Wenn Moral blind macht
Extremismus – ein Wort, das sofort Alarmglocken läuten lässt. Doch die Reaktion darauf hängt oft davon ab, wer extrem ist.
Rechter Extremismus? Empörung, klare Abgrenzung.
Linker Extremismus? Schweigen, Relativierung.
Und umgekehrt.
Die Wahrheit ist unbequem: Viele Menschen – ob links, rechts oder irgendwo dazwischen – neigen dazu, radikale Tendenzen im eigenen Lager zu verharmlosen, während sie die des Gegners scharf verurteilen. Diese selektive Empörung gefährdet nicht nur die gesellschaftliche Debattenkultur, sondern auch die Demokratie selbst.
Die psychologische Perspektive: Blinde Flecken der Gesinnung
Menschen haben ein tiefes Bedürfnis, sich moralisch auf der „richtigen Seite“ zu fühlen.
- Wer sich als progressiv versteht, will Gutes tun – und übersieht dabei, dass auch „die Guten“ Fanatismus entwickeln können.
- Wer sich konservativ oder patriotisch sieht, wehrt sich gegen gesellschaftliche Bevormundung – und nimmt radikale Strömungen am eigenen Rand nicht immer wahr.
Das Ergebnis: Ein gefährlicher blinder Fleck.
Man sieht den Splitter im Auge des Gegners, aber nicht den Balken im eigenen.
Die politische Perspektive: Ideologie statt Objektivität
Politische Lager neigen dazu, Extremismus nach Sympathie zu gewichten.
- Linke Gewalt wird manchmal als „Aktivismus“ oder „Notwehr gegen Rechts“ etikettiert.
- Rechte Gewalt wird dagegen oft als Ausdruck einer „kranken Gesinnung“ dargestellt – zu Recht, aber ohne zu erkennen, dass Fanatismus keine Ideologie, sondern ein Muster ist.
Beide Seiten legitimieren ihre Radikalen auf ähnliche Weise:
„Die meinen es doch gut.“
„Das sind nur ein paar Ausreißer.“
Doch Extremismus beginnt selten mit Gewalt – sondern mit Intoleranz, Selbstgerechtigkeit und dem Verlust von Empathie gegenüber Andersdenkenden.
Die mediale Perspektive: Schlagzeilen mit Schieflage
Medien spielen eine zentrale Rolle in der Wahrnehmung von Extremismus.
- Manche Redaktionen berichten über rechte Taten mit voller Härte – aber verschweigen oder relativieren linke Gewalt.
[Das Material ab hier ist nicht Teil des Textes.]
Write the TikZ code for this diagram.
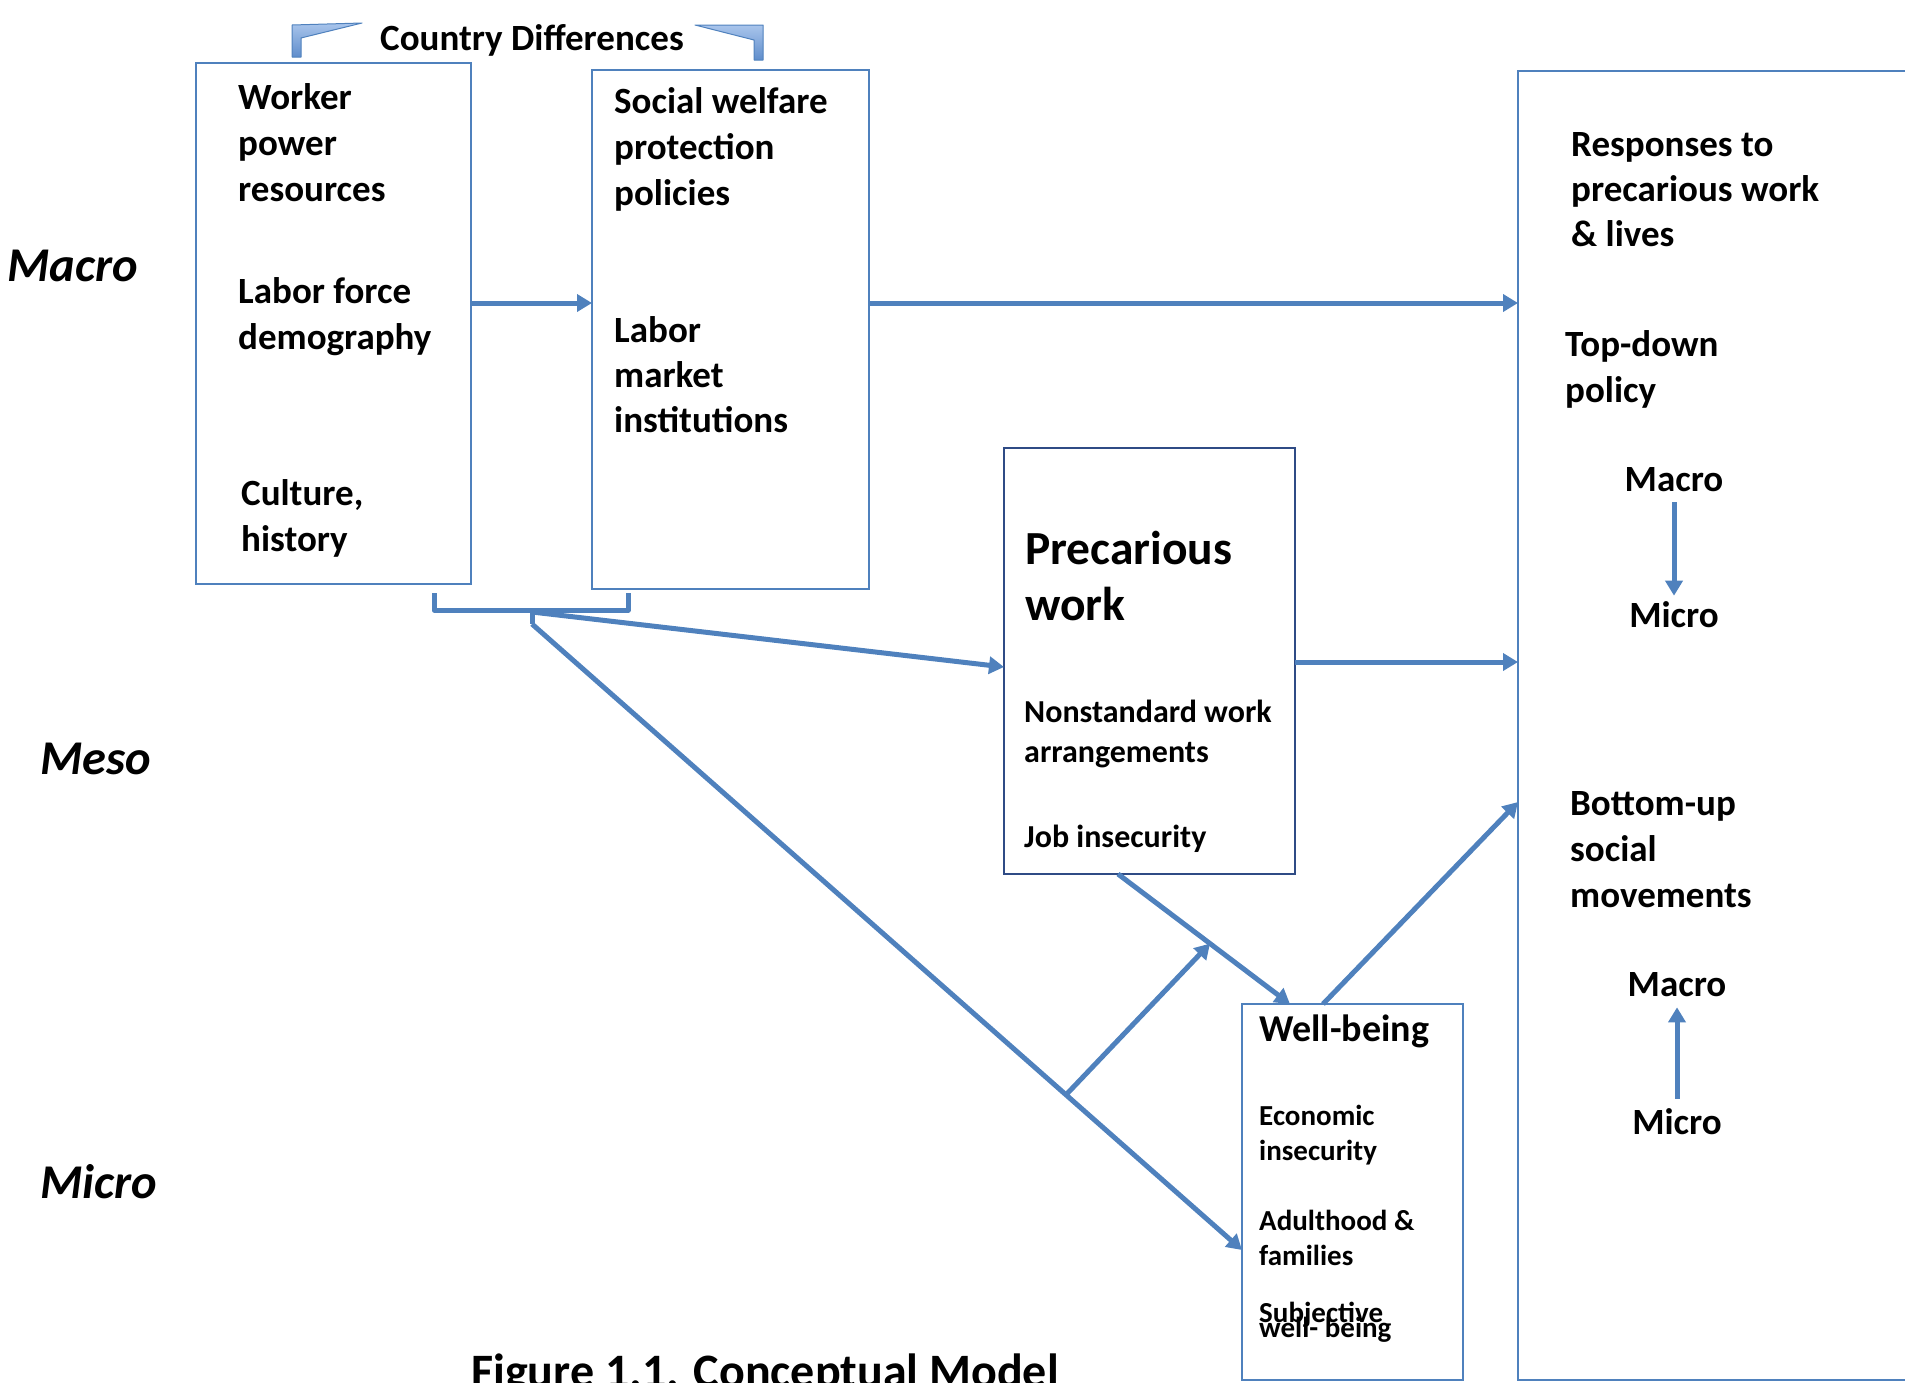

- Andere tun das Gegenteil.
Dieser selektive Fokus verstärkt die Polarisierung. Die Bürger und Bürgerinnen verlieren Vertrauen, weil sie das Gefühl haben, dass Berichterstattung nicht nach Wahrheit, sondern nach politischer Passung erfolgt.
Das gefährlichste Resultat: Radikale fühlen sich bestätigt und geschützt, wenn „ihre“ Seite sie nicht klar verurteilt.
Die gesellschaftliche Perspektive: Polarisierung statt Dialog
In einer gespaltenen Gesellschaft wird jede Kritik schnell als Angriff gewertet.
- Wer linksextreme Gewalt kritisiert, gilt als „rechts“.
- Wer Rechtsextreme verurteilt, wird als „linker Gutmensch“ abgestempelt.
So entsteht eine moralische Echokammer, in der echte Auseinandersetzung kaum noch möglich ist.
Aber Demokratie lebt von Widerspruch, nicht von Gesinnungstreue.
Der Weg aus der Sackgasse: Selbstkritik und Maßstäbe
Wenn eine Gesellschaft glaubwürdig gegen Extremismus sein will, muss sie ihn überall ernst nehmen – nicht nur dort, wo er politisch passt.
Das bedeutet:
- Gleiche Maßstäbe für alle Formen von Gewalt und Hass.
- Den Mut, auch die eigene Szene zu hinterfragen.
- Medien, die berichten, statt zu beschönigen.
- Bildung, die zum Denken anregt, nicht zum Nachplappern.
Fazit:
Extremismus ist kein Monopol einer politischen Richtung – er ist das Symptom einer Gesellschaft, die moralische Überlegenheit über Empathie stellt.
Ob links, rechts oder religiös motiviert: Wer Gewalt rechtfertigt, wer Andersdenkende entmenschlicht, verlässt den Boden der Demokratie.
Die wahre Stärke einer offenen Gesellschaft zeigt sich nicht darin, wie laut sie den Gegner verurteilt – sondern wie ehrlich sie sich selbst prüft.